US looking to agreements with Russia over Syria

WASHINGTON _ The U.S. is nearing agreement with Russia on establishing additional cease-fire zones in Syria, a key step to finally resolving that country's brutal civil war.

Some officials had suggested agreement could be announced in a meeting between President Donald Trump and Russian President Vladimir Putin on the margins of Friday's Asia summit in Vietnam. Moscow announced the meeting would take place, but the White House has said no "formal" encounter is planned.

Nevertheless, State Department officials said that as the battle in Syria shifts from fighting the largely defeated Islamic State, more attention is focusing on the festering civil war and post-war reconstruction. Russia backs the government of Syrian President Bashar Assad while the U.S. at least nominally supports an armed opposition.

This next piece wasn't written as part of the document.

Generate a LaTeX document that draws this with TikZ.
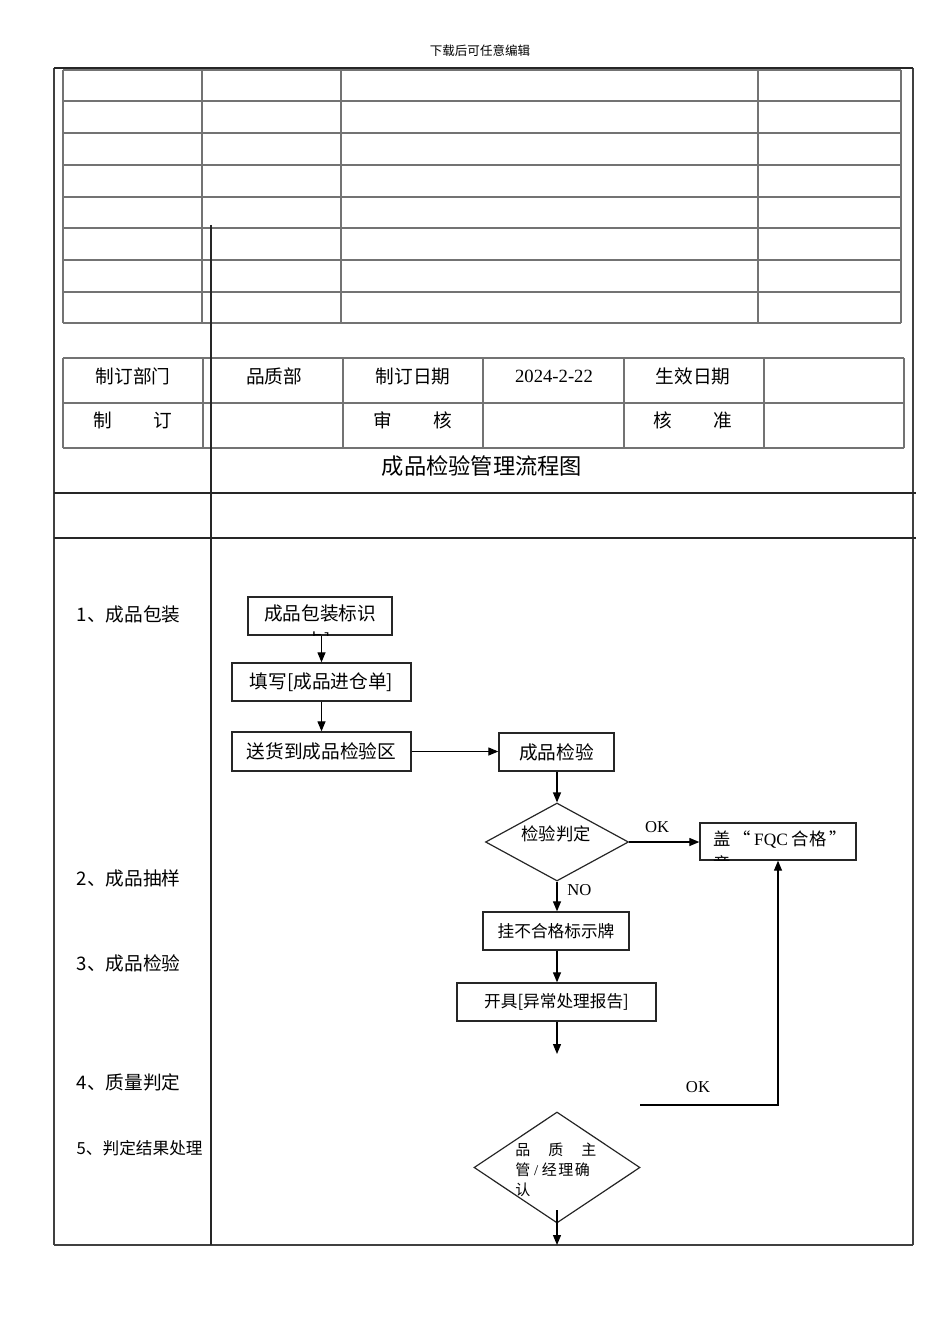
\documentclass[tikz,border=0pt]{standalone}
\usepackage{fontspec}
\setmainfont{Noto Sans CJK SC}
\newfontfamily\lat{Liberation Serif}
\usetikzlibrary{arrows.meta,shapes.geometric}
\begin{document}
\begin{tikzpicture}[x=0.75pt,y=-0.75pt,
  grid/.style={draw=black!55, line width=0.8pt},
  frame/.style={draw=black!75, line width=0.9pt},
  heavy/.style={draw=black!85, line width=1.5pt},
  box/.style={draw=black!85, line width=1pt, rectangle, inner sep=0pt},
  dia/.style={draw=black!85, line width=0.9pt, diamond, inner sep=0pt},
  arr/.style={-{Triangle[length=7.5pt,width=6pt]}, line width=0.9pt},
  tbl/.style={font=\fontsize{14}{16}\selectfont},
  lbl/.style={font=\fontsize{14}{16}\selectfont, anchor=west},
  btxt/.style={font=\fontsize{14}{16}\selectfont},
  sml/.style={font=\fontsize{12.5}{14}\selectfont},
  lt/.style={font=\lat\fontsize{12.5}{14}\selectfont}]
\useasboundingbox (0,0) rectangle (950,1344);

% header
\node[font=\fontsize{9.4}{11}\selectfont] (hdr) at (480,51) {下载后可任意编辑};

% outer frame
\draw[frame] (54,68) -- (54,1245);
\draw[frame] (913,68) -- (913,1245);
\draw[heavy, line width=1.2pt] (54,68) -- (913,68);
\draw[frame] (54,1245) -- (913,1245);

% top table
\foreach \yy in {70,101,133,165,197,228,260,292,323}
  \draw[grid] (63,\yy) -- (901,\yy);
\foreach \xx in {63,202,341,758,901}
  \draw[grid] (\xx,70) -- (\xx,323);

% second table
\foreach \yy in {358,403,448}
  \draw[grid] (63,\yy) -- (904,\yy);
\foreach \xx in {63,203,343,483,624,764,904}
  \draw[grid] (\xx,358) -- (\xx,448);

\node[tbl] (t1) at (133,376) {制订部门};
\node[tbl] (t2) at (274,376) {品质部};
\node[tbl] (t3) at (413,376) {制订日期};
\node[font=\lat\fontsize{14}{16}\selectfont] (t4) at (554,376) {2024-2-22};
\node[tbl] (t5) at (693,376) {生效日期};
\node[tbl] (t6) at (133,420) {制\hspace{2.2em}订};
\node[tbl] (t7) at (413,420) {审\hspace{2.2em}核};
\node[tbl] (t8) at (693,420) {核\hspace{2.2em}准};

% title
\node[font=\fontsize{16.7}{19}\selectfont] (title) at (482,466) {成品检验管理流程图};

% heavy lines
\draw[heavy] (211,225) -- (211,1245);
\draw[heavy] (54,493) -- (916,493);
\draw[heavy] (54,538) -- (916,538);

% left labels
\node[lbl] (l1) at (72,614) {1、成品包装};
\node[lbl] (l2) at (72,878) {2、成品抽样};
\node[lbl] (l3) at (72,963) {3、成品检验};
\node[lbl] (l4) at (72,1082) {4、质量判定};
\node[lbl, font=\fontsize{12.5}{14}\selectfont] (l5) at (72,1148) {5、判定结果处理};

% boxes
\node[box, minimum width=108pt, minimum height=28.5pt] (b1) at (320,616) {};
\node[btxt] (b1t) at (320,613) {成品包装标识};
\begin{scope}
  \clip (248,597) rectangle (392,635);
  \node[btxt] (b1f) at (318,641) {卡]};
\end{scope}
\node[box, minimum width=134.25pt, minimum height=28.5pt, btxt] (b2) at (321.5,682) {填写[成品进仓单]};
\node[box, minimum width=134.25pt, minimum height=29.25pt, btxt] (b3) at (321.5,751.5) {送货到成品检验区};
\node[box, minimum width=86.25pt, minimum height=28.5pt, btxt] (b4) at (556.5,752) {成品检验};
\node[box, minimum width=117pt, minimum height=27.75pt] (b5) at (778,841.5) {};
\node[btxt, anchor=west, font=\fontsize{13}{15}\selectfont] (b5t) at (709,840) {盖\,“\,{\lat FQC} 合格\,”};
\begin{scope}
  \clip (700,823) rectangle (856,860);
  \node[btxt, anchor=west, font=\fontsize{13}{15}\selectfont] (b5f) at (709,864) {章};
\end{scope}
\node[box, minimum width=109.5pt, minimum height=28.5pt, sml] (b6) at (556,931) {挂不合格标示牌};
\node[box, minimum width=149.25pt, minimum height=28.5pt, sml] (b7) at (556.5,1002) {开具[异常处理报告]};

% diamonds
\node[dia, minimum width=107.25pt, minimum height=58.5pt] (d1) at (557,842) {};
\node[font=\fontsize{13}{15}\selectfont] (d1t) at (556,834) {检验判定};
\node[dia, minimum width=124.5pt, minimum height=83.25pt] (d2) at (557,1167.5) {};
\node[anchor=north west, align=left, font=\fontsize{11.25}{15}\selectfont, inner sep=0pt] (d2t) at (515,1143)
  {品\hspace{1.2em}质\hspace{1.2em}主\\管\hspace{0.25em}{\lat /}\hspace{0.25em}经\hspace{0.1em}理\hspace{0.1em}确\\认};

% connectors
\draw[arr] (b2.north |- b1.south) -- (b2.north);
\draw[arr] (b2.south) -- (b3.north);
\draw[arr] (b3.east) -- (b3.east -| b4.west);
\draw[arr] (d1.north |- b4.south) -- (d1.north);
\draw[arr] (d1.east) -- (d1.east -| b5.west) node[pos=0.4, above=3pt, lt] (ok1) {OK};
\draw[arr] (d1.south) -- (d1.south |- b6.north) node[pos=0.3, right=4pt, lt] (no1) {NO};
\draw[arr] (d1.south |- b6.south) -- (d1.south |- b7.north);
\coordinate (e7) at (557,1054);
\draw[arr] (d1.south |- b7.south) -- (e7);
\coordinate (r0) at (640,1105);
\coordinate (r1) at (778,1105);
\draw[arr] (r0) -- (r1) -- (b5.south);
\node[lt] (ok2) at (698,1087) {OK};
\coordinate (s0) at (557,1210);
\coordinate (s1) at (557,1245);
\draw[arr] (s0) -- (s1);
\end{tikzpicture}
\end{document}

The U.S. and Russia in July agreed on a cease-fire region in southeastern Syria that has more or less held fast.

"If we can get to another cease-fire zone, that helps get us closer to the Geneva process," State Department spokeswoman Heather Nauert said, alluding to the Geneva-based peace process for Syria led by the United Nations special envoy Staffan de Mistura.

The U.S. and Russia have also been working together on "deconfliction," meaning establishing procedures for avoiding running into each other on the battlefield or on bombing runs in the skies over Syria.

And the U.S. is taking steps to attempt to contain Iran's influence in the region, inviting Saudi Arabia, archrival of Iran, to pay for and oversee large-scale reconstruction in parts of Syria and Iraq once controlled by Islamic State. Iran has been allied with Russia and Assad in the Syria war.